___ Collected material

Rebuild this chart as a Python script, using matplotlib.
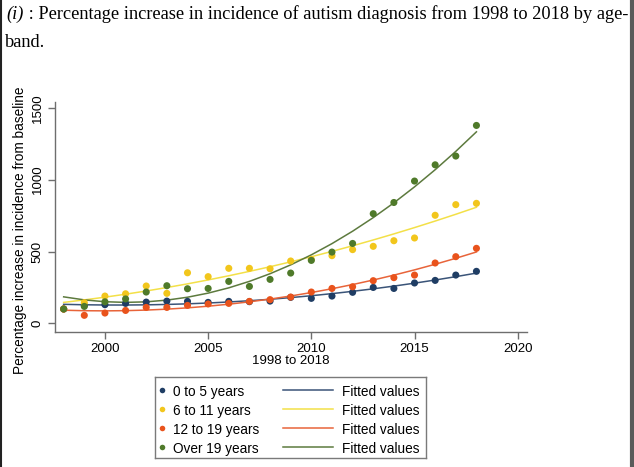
import matplotlib

matplotlib.use("Agg")
import matplotlib.pyplot as plt
import numpy as np
from matplotlib.lines import Line2D

years = np.arange(1998, 2019)

age_0_5 = [100, 125, 130, 139, 148, 155, 153, 146, 153, 151, 155,
           181, 174, 190, 216, 250, 243, 281, 299, 336, 362]
age_6_11 = [100, 144, 190, 206, 260, 209, 352, 325, 383, 383, 380,
            434, 445, 471, 513, 536, 575, 594, 752, 826, 835]
age_12_19 = [100, 56, 72, 90, 111, 111, 125, 135, 139, 153, 165,
             183, 218, 243, 255, 297, 318, 336, 420, 464, 522]
age_over_19 = [100, 118, 150, 170, 218, 262, 241, 243, 292, 257, 306,
               350, 438, 496, 556, 763, 841, 990, 1103, 1164, 1377]

series_labels = ["0 to 5 years", "6 to 11 years", "12 to 19 years", "Over 19 years"]
marker_colors = ["#1f3d64", "#f2c61c", "#e9531c", "#4f7a2a"]
line_colors = ["#3a5478", "#f3e048", "#e8643a", "#5d7a3e"]

x_ticks = [2000, 2005, 2010, 2015, 2020]
y_ticks = [0, 500, 1000, 1500]

W, H = 634, 467
fig = plt.figure(figsize=(W / 100, H / 100), dpi=100)

sans = "Liberation Sans"
serif = "Liberation Serif"

# caption above the chart
fig.text(6 / W, 1 - 19 / H, "(i)", family=serif, style="italic", fontsize=13.2,
         va="baseline")
fig.text(24 / W, 1 - 19 / H,
         " : Percentage increase in incidence of autism diagnosis from 1998 to 2018 by age-",
         family=serif, fontsize=13.2, va="baseline")
fig.text(5 / W, 1 - 47 / H, "band.", family=serif, fontsize=13.2, va="baseline")

ax = fig.add_axes([55 / W, 1 - 332 / H, 472 / W, 230 / H])
all_series = [age_0_5, age_6_11, age_12_19, age_over_19]
for vals, mc, lc in zip(all_series, marker_colors, line_colors):
    coef = np.polyfit(years, vals, 2)
    ax.plot(years, np.polyval(coef, years), color=lc, lw=1.1, zorder=2)
    ax.scatter(years, vals, s=26, color=mc, edgecolor="none", zorder=3)

ax.set_xlim(1997.58, 2020.45)
ax.set_ylim(-60, 1540)
ax.set_xticks(x_ticks)
ax.set_yticks(y_ticks)
ax.set_yticklabels([str(v) for v in y_ticks], rotation=90, va="center")
for s in ("top", "right"):
    ax.spines[s].set_visible(False)
for s in ("left", "bottom"):
    ax.spines[s].set_color("#6e6e6e")
    ax.spines[s].set_linewidth(1.0)
ax.tick_params(colors="#6e6e6e", labelcolor="black", length=5, width=1.0,
               labelsize=9.5, pad=3)
for t in ax.get_xticklabels() + ax.get_yticklabels():
    t.set_family(sans)
ax.set_xlabel("1998 to 2018", family=sans, fontsize=9.5, labelpad=0)
ax.set_ylabel("Percentage increase in incidence from baseline", family=sans,
              fontsize=9.8)
ax.yaxis.set_label_coords(-28 / 472, 0.443)

# legend box drawn by hand (Stata-style two-column key)
lx0, ly0, lx1, ly1 = 155, 377, 426, 458
lax = fig.add_axes([lx0 / W, 1 - ly1 / H, (lx1 - lx0) / W, (ly1 - ly0) / H])
lax.set_xlim(lx0, lx1)
lax.set_ylim(ly1, ly0)
lax.set_xticks([])
lax.set_yticks([])
for s in lax.spines.values():
    s.set_color("#7a7a7a")
    s.set_linewidth(1.0)
rows = [390, 409, 428, 447]
for ry, mc, lc, lab in zip(rows, marker_colors, line_colors, series_labels):
    lax.plot([162], [ry], "o", ms=4, color=mc, mec="none")
    lax.text(173, ry, lab, family=sans, fontsize=9.8, va="center_baseline")
    lax.plot([283, 333], [ry, ry], color=lc, lw=1.1)
    lax.text(342, ry, "Fitted values", family=sans, fontsize=9.8,
             va="center_baseline")

# page borders of the screenshot
fig.add_artist(Line2D([1 / W, 1 / W], [0, 1], color="#222222", lw=1.5))
fig.add_artist(Line2D([631.5 / W, 631.5 / W], [0, 1], color="#5a5a5a", lw=3))

fig.savefig("out.png", dpi=100)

______

## Goal:
Return only the lines from the start of the data through the line that contains "350, 438, 496, 556, 763, 841, 990, 1103, 1164, 1377]", please, copying them exactly and omitting all pictures.

## The response:
Rebuild this chart as a Python script, using matplotlib.
import matplotlib

matplotlib.use("Agg")
import matplotlib.pyplot as plt
import numpy as np
from matplotlib.lines import Line2D

years = np.arange(1998, 2019)

age_0_5 = [100, 125, 130, 139, 148, 155, 153, 146, 153, 151, 155,
           181, 174, 190, 216, 250, 243, 281, 299, 336, 362]
age_6_11 = [100, 144, 190, 206, 260, 209, 352, 325, 383, 383, 380,
            434, 445, 471, 513, 536, 575, 594, 752, 826, 835]
age_12_19 = [100, 56, 72, 90, 111, 111, 125, 135, 139, 153, 165,
             183, 218, 243, 255, 297, 318, 336, 420, 464, 522]
age_over_19 = [100, 118, 150, 170, 218, 262, 241, 243, 292, 257, 306,
               350, 438, 496, 556, 763, 841, 990, 1103, 1164, 1377]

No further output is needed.